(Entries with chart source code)
>> start

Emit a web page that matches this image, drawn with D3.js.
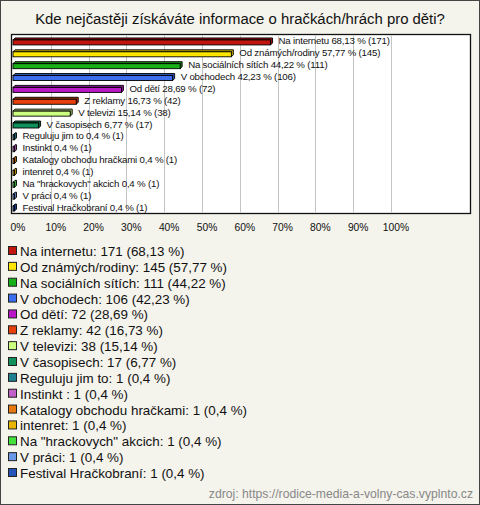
<!DOCTYPE html>
<html><head><meta charset="utf-8">
<script src="https://cdn.jsdelivr.net/npm/d3@7"></script>
<style>
html,body{margin:0;padding:0;background:#fff;}
svg{display:block;}
text{font-family:"Liberation Sans",Arial,sans-serif;}
</style></head>
<body>
<script>
const categories = ["Na internetu","Od známých/rodiny","Na sociálních sítích","V obchodech","Od dětí","Z reklamy","V televizi","V časopisech","Reguluju jim to","Instinkt ","Katalogy obchodu hračkami","intenret","Na \"hrackovych\" akcich","V práci","Festival Hračkobraní"];
const counts = [171,145,111,106,72,42,38,17,1,1,1,1,1,1,1];
const percents = [68.13,57.77,44.22,42.23,28.69,16.73,15.14,6.77,0.4,0.4,0.4,0.4,0.4,0.4,0.4];
const colors = ["#c0160e","#ffe600","#18b018","#3b6ff0","#b818c8","#e8400c","#ccff80","#10905a","#1f7f8f","#c060c8","#e87810","#e8b400","#44e03c","#6a98e8","#2454b8"];
const ticks = [0,10,20,30,40,50,60,70,80,90,100];
const title = "Kde nejčastěji získáváte informace o hračkách/hrách pro děti?";
const source = "zdroj: https://rodice-media-a-volny-cas.vyplnto.cz";

const W = 480, H = 505;
const fmt = v => String(v).replace(".", ",");
const svg = d3.select("body").append("svg").attr("width", W).attr("height", H);
svg.append("rect").attr("x",0.5).attr("y",0.5).attr("width",W-1).attr("height",H-1)
  .attr("fill","#f4f3ec").attr("stroke","#444");

svg.append("text").attr("x",240).attr("y",24).attr("text-anchor","middle")
  .attr("font-size",14.9).attr("fill","#111").text(title);

const plot = {x0:11.5, x1:470.5, y0:34.5, y1:213.5};
svg.append("rect").attr("x",plot.x0).attr("y",plot.y0).attr("width",plot.x1-plot.x0).attr("height",plot.y1-plot.y0)
  .attr("fill","#fff").attr("stroke","#111").attr("stroke-width",1.3);

const x = d3.scaleLinear().domain([0,100]).range([13,391]);
const y = d3.scaleBand().domain(categories).range([plot.y0+1, plot.y1]).paddingInner(0);

svg.append("g").selectAll("line").data(ticks.slice(1)).join("line")
  .attr("x1",d=>Math.round(x(d))+0.5).attr("x2",d=>Math.round(x(d))+0.5)
  .attr("y1",plot.y0+1).attr("y2",plot.y1-1).attr("stroke","#c4c4c4");

const bh = 5, off = 2;
const g = svg.append("g").selectAll("g").data(categories).join("g")
  .attr("transform",(d,i)=>`translate(0,${y(d)+ (y.bandwidth()-bh)/2 + 1})`);
g.each(function(d,i){
  const s = d3.select(this);
  const x0 = x(0), w = Math.max(x(percents[i]) - x0, 1.5);
  const c = colors[i], dark = d3.color(c).darker(0.8);
  s.append("path")
    .attr("d",`M${x0},0 L${x0+off},${-off} L${x0+w+off},${-off} L${x0+w+off},${bh-off} L${x0+w},${bh} L${x0+w},0 Z`)
    .attr("fill",dark).attr("stroke","#000").attr("stroke-width",0.9);
  s.append("rect").attr("x",x0).attr("y",0).attr("width",w).attr("height",bh)
    .attr("fill",c).attr("stroke","#000").attr("stroke-width",0.9);
  s.append("text").attr("x",x0+w+off+6).attr("y",bh-0.5)
    .attr("font-size",9.7).attr("fill","#111").attr("letter-spacing",-0.2)
    .text(`${d} ${fmt(percents[i])} % (${counts[i]})`);
});

svg.append("g").selectAll("text").data(ticks).join("text")
  .attr("x",d=>x(d)+5).attr("y",231).attr("text-anchor","middle")
  .attr("font-size",10.3).attr("fill","#111").text(d=>d+"%");

const ly = d3.scaleLinear().domain([0,14]).range([251,473]);
const lg = svg.append("g").selectAll("g").data(categories).join("g")
  .attr("transform",(d,i)=>`translate(0,${ly(i)})`);
lg.append("rect").attr("x",8.5).attr("y",-4.5).attr("width",8).attr("height",8)
  .attr("fill",(d,i)=>colors[i]).attr("stroke","#222").attr("stroke-width",1);
lg.append("text").attr("x",20).attr("y",5).attr("font-size",13.4).attr("fill","#111")
  .text((d,i)=>`${d}: ${counts[i]} (${fmt(percents[i])} %)`);

svg.append("text").attr("x",473).attr("y",498).attr("text-anchor","end")
  .attr("font-size",12.2).attr("fill","#888").text(source);
</script>
</body></html>
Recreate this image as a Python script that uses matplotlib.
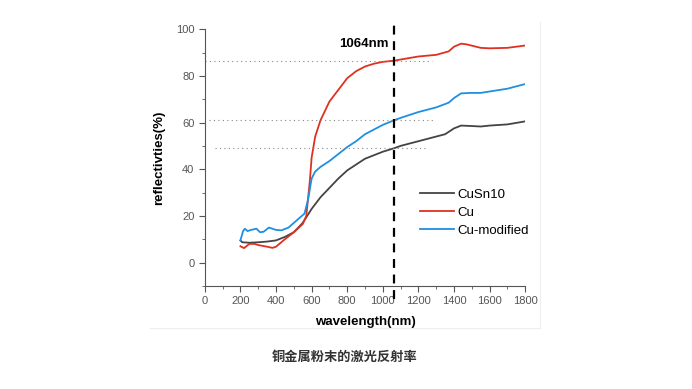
import matplotlib
matplotlib.use("Agg")
import matplotlib.pyplot as plt
from matplotlib.lines import Line2D
from matplotlib.ticker import MultipleLocator

plt.rcParams['font.family'] = ['Liberation Sans', 'DejaVu Sans']

# wavelength (nm) / reflectivity (%)
wl_cusn = [200, 210, 250, 300, 350, 400, 450, 500, 550, 600, 650, 700, 750, 800, 850, 900,
           950, 1000, 1064, 1100, 1200, 1300, 1350, 1400, 1440, 1500, 1550, 1600, 1700, 1800]
r_cusn = [9.5, 8.7, 8.5, 8.7, 9.0, 9.5, 11.0, 13.0, 17.0, 23.0, 28.0, 32.0, 36.0, 39.5, 42.0, 44.5,
          46.0, 47.5, 49.0, 50.0, 52.0, 54.0, 55.0, 57.5, 58.7, 58.5, 58.3, 58.7, 59.2, 60.5]

wl_cu = [200, 220, 250, 280, 300, 350, 380, 400, 450, 500, 550, 570, 590, 600, 620, 650, 700,
         750, 800, 850, 900, 950, 1000, 1064, 1100, 1200, 1300, 1370, 1400, 1440, 1470, 1550,
         1600, 1700, 1800]
r_cu = [7.0, 6.2, 8.0, 8.0, 7.5, 6.8, 6.3, 6.8, 10.0, 13.0, 16.5, 20.0, 35.0, 45.0, 54.0, 61.0, 69.0,
        74.0, 79.0, 82.0, 84.0, 85.2, 86.0, 86.5, 87.0, 88.3, 89.0, 90.5, 92.5, 93.8, 93.5, 92.0,
        91.8, 92.0, 93.0]

wl_mod = [200, 215, 225, 240, 260, 290, 310, 330, 360, 400, 430, 470, 500, 530, 560, 580, 600,
          620, 650, 700, 750, 800, 850, 900, 950, 1000, 1064, 1100, 1200, 1300, 1370, 1400, 1440,
          1500, 1550, 1600, 1700, 1800]
r_mod = [9.5, 13.5, 14.5, 13.5, 14.0, 14.5, 13.0, 13.2, 15.0, 14.0, 13.8, 15.0, 17.0, 19.0, 21.0, 27.0, 36.0,
         39.0, 41.0, 43.5, 46.5, 49.5, 52.0, 55.0, 57.0, 59.0, 61.0, 62.0, 64.5, 66.5, 68.5, 70.5, 72.5,
         72.7, 72.7, 73.3, 74.5, 76.5]

labels = ['CuSn10', 'Cu', 'Cu-modified']
colors = ['#444444', '#e0311f', '#1f8fe3']

laser_wl = 1064
guide_levels = [86.5, 61.0, 49.0]
guide_spans = [(0, 1275), (25, 1290), (55, 1255)]

fig = plt.figure(figsize=(6.92, 3.89), dpi=100)
ax = fig.add_axes([0.296, 0.265, 0.463, 0.66])

ax.plot(wl_cusn, r_cusn, color=colors[0], lw=1.3, label=labels[0])
ax.plot(wl_cu, r_cu, color=colors[1], lw=1.3, label=labels[1])
ax.plot(wl_mod, r_mod, color=colors[2], lw=1.3, label=labels[2])

for lev, (x0, x1) in zip(guide_levels, guide_spans):
    ax.plot([x0, x1], [lev, lev], color='#888888', lw=0.8, ls=(0, (1, 3)))

ax.plot([laser_wl, laser_wl], [-15.5, 104.5], color='black', lw=1.6, ls=(0, (4, 3)), clip_on=False)
ax.text(1035, 93.5, '1064nm', ha='right', va='center', fontsize=9.5, fontweight='bold')

ax.set_xlim(0, 1800)
ax.set_ylim(-10, 100)
ax.xaxis.set_major_locator(MultipleLocator(200))
ax.xaxis.set_minor_locator(MultipleLocator(100))
ax.yaxis.set_major_locator(MultipleLocator(20))
ax.yaxis.set_minor_locator(MultipleLocator(10))
for s in ['top', 'right']:
    ax.spines[s].set_visible(False)
for s in ['left', 'bottom']:
    ax.spines[s].set_color('#555555')
ax.tick_params(which='major', length=4, color='#555555', labelsize=8, labelcolor='#555555')
ax.tick_params(which='minor', length=2, color='#555555')
ax.set_xlabel('wavelength(nm)', fontsize=9.5, fontweight='bold', labelpad=7)
ax.set_ylabel('reflectivties(%)', fontsize=9.5, fontweight='bold', labelpad=8)

ax.legend(loc='upper left', bbox_to_anchor=(0.655, 0.40), frameon=False, fontsize=9.5,
          handlelength=2.6, handletextpad=0.2, labelspacing=0.45, borderaxespad=0)

# faint frame of the original picture
fig.add_artist(Line2D([540 / 692, 540 / 692], [1 - 22 / 389, 1 - 328 / 389], color='#eeeeee', lw=0.8))
fig.add_artist(Line2D([150 / 692, 540 / 692], [1 - 328 / 389, 1 - 328 / 389], color='#eeeeee', lw=0.8))

fig.text(345 / 692, 1 - 357 / 389, '铜金属粉末的激光反射率', ha='center', va='center', fontsize=9.5,
         fontweight='bold', family=['Noto Sans CJK SC', 'DejaVu Sans'], color='#333333')

fig.savefig('out.png', dpi=100)
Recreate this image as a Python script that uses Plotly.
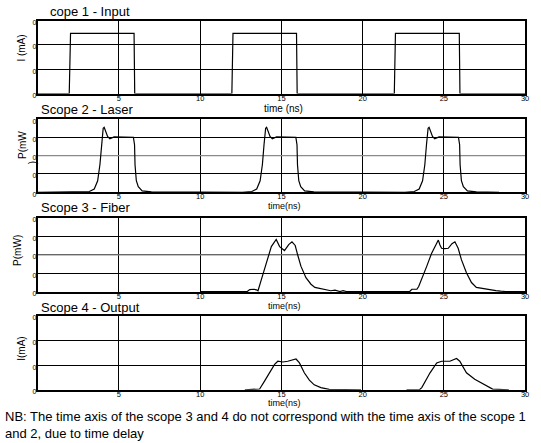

>> end

## Objective
Pictures excluded, retype exactly the lines running from the one with "Recreate this image as a Python script that uses matplotlib." through the one with "plt.rcParams['font.family'] = ['Liberation". Include both end lines and nothing more.

## Result of the exercise
Recreate this image as a Python script that uses matplotlib.
import matplotlib
matplotlib.use("Agg")
import matplotlib.pyplot as plt
from matplotlib.lines import Line2D
from matplotlib.ticker import MultipleLocator

plt.rcParams['font.family'] = ['Liberation Sans', 'DejaVu Sans']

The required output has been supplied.